**Exercise description:** Locate the lines of the listing below that hold "matplotlib", then copy each of them.

------ Information provided

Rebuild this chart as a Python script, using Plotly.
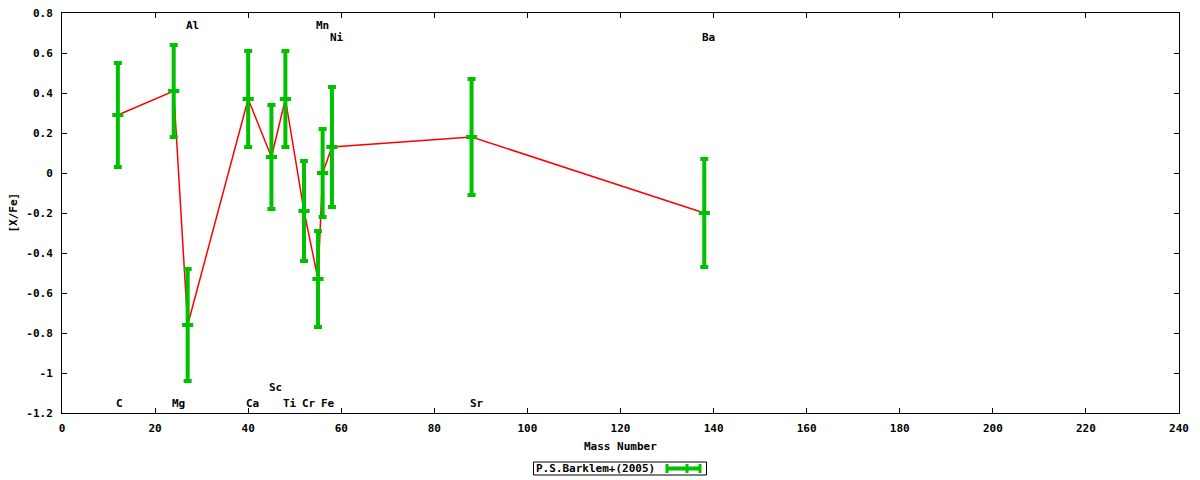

------------
------ Information provided

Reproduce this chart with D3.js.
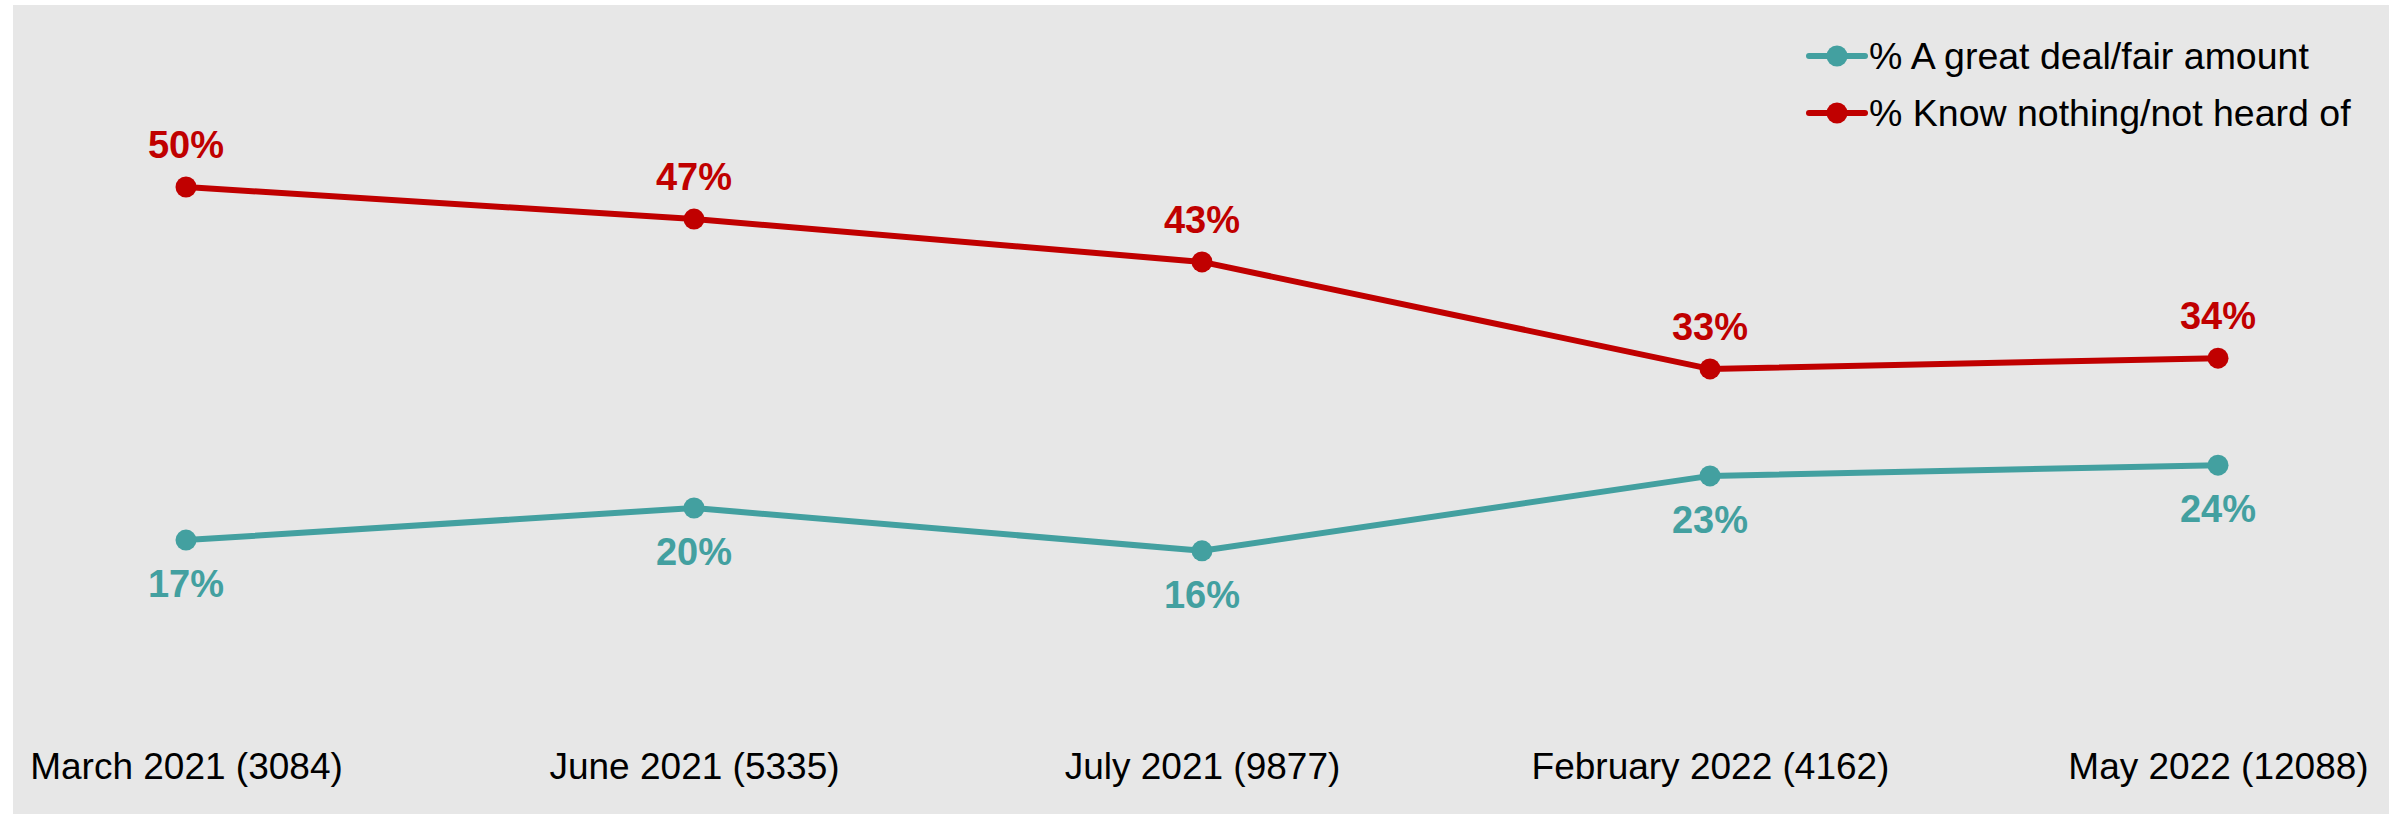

------------
------ Information provided

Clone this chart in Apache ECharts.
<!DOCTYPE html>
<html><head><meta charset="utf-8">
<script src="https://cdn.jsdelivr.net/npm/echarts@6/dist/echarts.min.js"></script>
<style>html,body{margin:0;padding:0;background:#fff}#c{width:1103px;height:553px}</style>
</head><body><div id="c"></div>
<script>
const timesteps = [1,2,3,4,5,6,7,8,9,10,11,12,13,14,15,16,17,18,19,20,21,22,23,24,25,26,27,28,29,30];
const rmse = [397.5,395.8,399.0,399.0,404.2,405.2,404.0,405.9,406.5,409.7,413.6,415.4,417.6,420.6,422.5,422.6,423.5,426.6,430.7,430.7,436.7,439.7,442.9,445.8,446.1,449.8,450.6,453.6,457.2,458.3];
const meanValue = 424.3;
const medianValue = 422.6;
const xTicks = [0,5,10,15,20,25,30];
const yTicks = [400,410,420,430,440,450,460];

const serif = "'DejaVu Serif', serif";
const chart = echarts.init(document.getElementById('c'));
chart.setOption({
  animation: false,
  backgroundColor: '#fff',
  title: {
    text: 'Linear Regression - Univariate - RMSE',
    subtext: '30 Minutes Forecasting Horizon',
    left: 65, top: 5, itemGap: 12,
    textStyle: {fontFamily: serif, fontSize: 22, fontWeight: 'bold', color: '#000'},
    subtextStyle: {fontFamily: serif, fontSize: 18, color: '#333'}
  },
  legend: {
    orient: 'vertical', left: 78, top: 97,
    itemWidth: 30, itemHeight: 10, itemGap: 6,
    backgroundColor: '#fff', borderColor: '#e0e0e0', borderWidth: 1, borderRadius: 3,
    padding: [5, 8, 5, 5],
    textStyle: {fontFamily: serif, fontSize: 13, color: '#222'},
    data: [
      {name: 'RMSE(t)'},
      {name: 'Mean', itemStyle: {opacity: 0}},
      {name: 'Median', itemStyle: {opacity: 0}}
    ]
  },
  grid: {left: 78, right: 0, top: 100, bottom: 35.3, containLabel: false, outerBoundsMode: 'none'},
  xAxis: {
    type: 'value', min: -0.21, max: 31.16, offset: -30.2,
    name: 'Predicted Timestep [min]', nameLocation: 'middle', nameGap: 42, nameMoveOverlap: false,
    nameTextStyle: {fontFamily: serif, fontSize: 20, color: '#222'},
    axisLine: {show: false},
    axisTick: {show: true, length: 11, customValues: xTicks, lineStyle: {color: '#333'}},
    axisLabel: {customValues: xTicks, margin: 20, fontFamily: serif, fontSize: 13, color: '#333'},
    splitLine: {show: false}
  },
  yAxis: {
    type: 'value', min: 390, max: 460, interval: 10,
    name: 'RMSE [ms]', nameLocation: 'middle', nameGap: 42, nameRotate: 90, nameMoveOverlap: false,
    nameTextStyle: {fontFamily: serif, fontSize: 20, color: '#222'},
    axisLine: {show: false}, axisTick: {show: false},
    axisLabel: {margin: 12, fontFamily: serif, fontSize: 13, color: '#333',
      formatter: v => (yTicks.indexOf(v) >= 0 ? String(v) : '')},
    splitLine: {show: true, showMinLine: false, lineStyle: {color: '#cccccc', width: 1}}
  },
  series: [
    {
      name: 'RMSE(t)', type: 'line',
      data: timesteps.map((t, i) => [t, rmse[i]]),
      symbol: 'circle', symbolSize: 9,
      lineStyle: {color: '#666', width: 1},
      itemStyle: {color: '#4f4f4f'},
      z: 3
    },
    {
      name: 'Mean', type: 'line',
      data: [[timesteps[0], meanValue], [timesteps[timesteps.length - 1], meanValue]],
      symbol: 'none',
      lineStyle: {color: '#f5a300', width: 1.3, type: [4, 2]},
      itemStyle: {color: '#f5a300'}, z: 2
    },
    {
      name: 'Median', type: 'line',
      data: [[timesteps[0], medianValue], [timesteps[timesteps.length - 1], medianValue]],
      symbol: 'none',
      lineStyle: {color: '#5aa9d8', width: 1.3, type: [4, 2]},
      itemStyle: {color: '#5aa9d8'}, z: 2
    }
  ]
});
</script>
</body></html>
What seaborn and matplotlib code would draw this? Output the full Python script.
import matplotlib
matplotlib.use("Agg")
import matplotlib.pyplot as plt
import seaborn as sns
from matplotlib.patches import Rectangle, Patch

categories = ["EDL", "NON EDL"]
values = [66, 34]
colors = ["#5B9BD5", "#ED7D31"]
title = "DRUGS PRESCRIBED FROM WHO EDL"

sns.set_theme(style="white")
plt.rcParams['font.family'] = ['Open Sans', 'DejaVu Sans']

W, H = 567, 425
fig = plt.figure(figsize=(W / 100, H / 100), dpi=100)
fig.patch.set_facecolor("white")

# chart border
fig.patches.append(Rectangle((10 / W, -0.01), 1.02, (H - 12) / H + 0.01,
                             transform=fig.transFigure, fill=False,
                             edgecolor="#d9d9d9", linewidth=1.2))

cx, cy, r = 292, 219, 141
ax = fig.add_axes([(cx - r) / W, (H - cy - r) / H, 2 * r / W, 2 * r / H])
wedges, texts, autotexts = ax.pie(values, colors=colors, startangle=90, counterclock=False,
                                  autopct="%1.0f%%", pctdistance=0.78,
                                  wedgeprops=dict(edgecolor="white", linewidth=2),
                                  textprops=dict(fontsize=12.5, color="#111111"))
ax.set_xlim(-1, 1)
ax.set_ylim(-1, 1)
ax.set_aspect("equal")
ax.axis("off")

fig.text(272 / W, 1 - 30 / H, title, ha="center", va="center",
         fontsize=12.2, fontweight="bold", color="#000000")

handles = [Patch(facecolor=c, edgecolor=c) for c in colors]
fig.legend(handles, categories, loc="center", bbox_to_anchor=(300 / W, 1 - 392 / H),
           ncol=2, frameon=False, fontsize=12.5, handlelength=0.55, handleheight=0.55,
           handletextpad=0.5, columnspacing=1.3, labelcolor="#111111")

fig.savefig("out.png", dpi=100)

------------

**Task result:**
What seaborn and matplotlib code would draw this? Output the full Python script.
import matplotlib
matplotlib.use("Agg")
import matplotlib.pyplot as plt
from matplotlib.patches import Rectangle, Patch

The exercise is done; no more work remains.